▸ **WHAT IS ASKED**
Leaving the pictures aside, transcribe every line below exactly.

▸ **DATA LINES**
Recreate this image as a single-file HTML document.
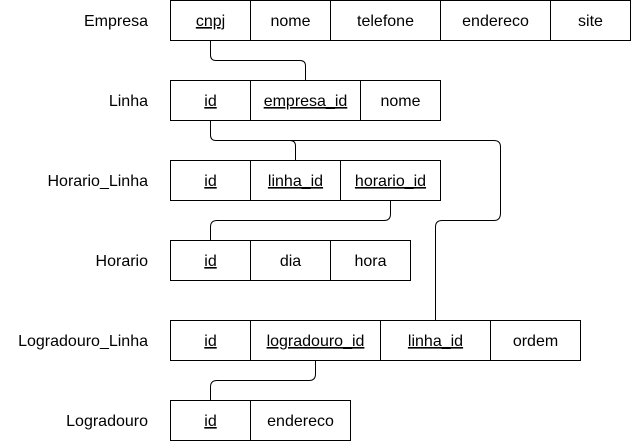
<!DOCTYPE html>
<html><head><meta charset="utf-8"><style>
html,body{margin:0;padding:0;background:#fff;}
svg{display:block;font-family:"Liberation Sans",Arial,sans-serif;font-size:16px;}
</style></head><body>
<svg width="631" height="441" viewBox="0 0 631 441">
<g fill="none" stroke="#000" stroke-width="1">
 <path d="M210.5 40 V55 Q210.5 60.5 216 60.5 H300 Q305.5 60.5 305.5 66 V80"/>
 <path d="M210.5 120 V135 Q210.5 140.5 216 140.5 H290 Q295.5 140.5 295.5 146 V160"/>
 <path d="M290 140.5 H494 Q500.5 140.5 500.5 147 V213 Q500.5 220.5 494 220.5 H442 Q435.5 220.5 435.5 227 V320"/>
 <path d="M390.5 200 V214 Q390.5 220.5 384 220.5 H217 Q210.5 220.5 210.5 227 V240"/>
 <path d="M315.5 360 V374 Q315.5 380.5 309 380.5 H217 Q210.5 380.5 210.5 387 V400"/>
</g>
<g id="tables"></g>
</svg>
<script>
const tables=[
 {name:'Empresa',y:0,cells:[['cnpj',170,250,1],['nome',250,330,0],['telefone',330,440,0],['endereco',440,550,0],['site',550,630,0]]},
 {name:'Linha',y:80,cells:[['id',170,250,1],['empresa_id',250,360,1],['nome',360,440,0]]},
 {name:'Horario_Linha',y:160,cells:[['id',170,250,1],['linha_id',250,340,1],['horario_id',340,440,1]]},
 {name:'Horario',y:240,cells:[['id',170,250,1],['dia',250,330,0],['hora',330,410,0]]},
 {name:'Logradouro_Linha',y:320,cells:[['id',170,250,1],['logradouro_id',250,380,1],['linha_id',380,490,1],['ordem',490,580,0]]},
 {name:'Logradouro',y:400,cells:[['id',170,250,1],['endereco',250,350,0]]}
];
const NS='http://www.w3.org/2000/svg';
const g=document.getElementById('tables');
tables.forEach(t=>{
 const tg=document.createElementNS(NS,'g');
 
 
 const lab=document.createElementNS(NS,'text');
 lab.setAttribute('x',148);lab.setAttribute('y',t.y+26);lab.setAttribute('text-anchor','end');
 lab.textContent=t.name;
 
 
 tg.appendChild(lab);
 t.cells.forEach(c=>{
  const r=document.createElementNS(NS,'rect');
  r.setAttribute('x',c[1]+0.5);r.setAttribute('y',t.y+0.5);r.setAttribute('width',c[2]-c[1]);r.setAttribute('height',40);
  r.setAttribute('fill','#fff');r.setAttribute('stroke','#000');
  
  
  tg.appendChild(r);
  const tx=document.createElementNS(NS,'text');
  tx.setAttribute('x',(c[1]+c[2])/2+0.5);tx.setAttribute('y',t.y+26);tx.setAttribute('text-anchor','middle');
  if(c[3])tx.setAttribute('text-decoration','underline');
  tx.textContent=c[0];
  
  
  tg.appendChild(tx);
 });
 g.appendChild(tg);
});
</script>
</body></html>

▸ **RESULT OF THIS TASK**
Recreate this image as a single-file HTML document.
<!DOCTYPE html>
<html><head><meta charset="utf-8"><style>
html,body{margin:0;padding:0;background:#fff;}
svg{display:block;font-family:"Liberation Sans",Arial,sans-serif;font-size:16px;}
</style></head><body>
<svg width="631" height="441" viewBox="0 0 631 441">
<g fill="none" stroke="#000" stroke-width="1">
 <path d="M210.5 40 V55 Q210.5 60.5 216 60.5 H300 Q305.5 60.5 305.5 66 V80"/>
 <path d="M210.5 120 V135 Q210.5 140.5 216 140.5 H290 Q295.5 140.5 295.5 146 V160"/>
 <path d="M290 140.5 H494 Q500.5 140.5 500.5 147 V213 Q500.5 220.5 494 220.5 H442 Q435.5 220.5 435.5 227 V320"/>
 <path d="M390.5 200 V214 Q390.5 220.5 384 220.5 H217 Q210.5 220.5 210.5 227 V240"/>
 <path d="M315.5 360 V374 Q315.5 380.5 309 380.5 H217 Q210.5 380.5 210.5 387 V400"/>
</g>
<g id="tables"></g>
</svg>
<script>
const tables=[
 {name:'Empresa',y:0,cells:[['cnpj',170,250,1],['nome',250,330,0],['telefone',330,440,0],['endereco',440,550,0],['site',550,630,0]]},
 {name:'Linha',y:80,cells:[['id',170,250,1],['empresa_id',250,360,1],['nome',360,440,0]]},
 {name:'Horario_Linha',y:160,cells:[['id',170,250,1],['linha_id',250,340,1],['horario_id',340,440,1]]},
 {name:'Horario',y:240,cells:[['id',170,250,1],['dia',250,330,0],['hora',330,410,0]]},
 {name:'Logradouro_Linha',y:320,cells:[['id',170,250,1],['logradouro_id',250,380,1],['linha_id',380,490,1],['ordem',490,580,0]]},
 {name:'Logradouro',y:400,cells:[['id',170,250,1],['endereco',250,350,0]]}
];
const NS='http://www.w3.org/2000/svg';
const g=document.getElementById('tables');
tables.forEach(t=>{
 const tg=document.createElementNS(NS,'g');
 
 
 const lab=document.createElementNS(NS,'text');
 lab.setAttribute('x',148);lab.setAttribute('y',t.y+26);lab.setAttribute('text-anchor','end');
 lab.textContent=t.name;
 
 
 tg.appendChild(lab);
 t.cells.forEach(c=>{
  const r=document.createElementNS(NS,'rect');
  r.setAttribute('x',c[1]+0.5);r.setAttribute('y',t.y+0.5);r.setAttribute('width',c[2]-c[1]);r.setAttribute('height',40);
  r.setAttribute('fill','#fff');r.setAttribute('stroke','#000');
  
  
  tg.appendChild(r);
  const tx=document.createElementNS(NS,'text');
  tx.setAttribute('x',(c[1]+c[2])/2+0.5);tx.setAttribute('y',t.y+26);tx.setAttribute('text-anchor','middle');
  if(c[3])tx.setAttribute('text-decoration','underline');
  tx.textContent=c[0];
  
  
  tg.appendChild(tx);
 });
 g.appendChild(tg);
});
</script>
</body></html>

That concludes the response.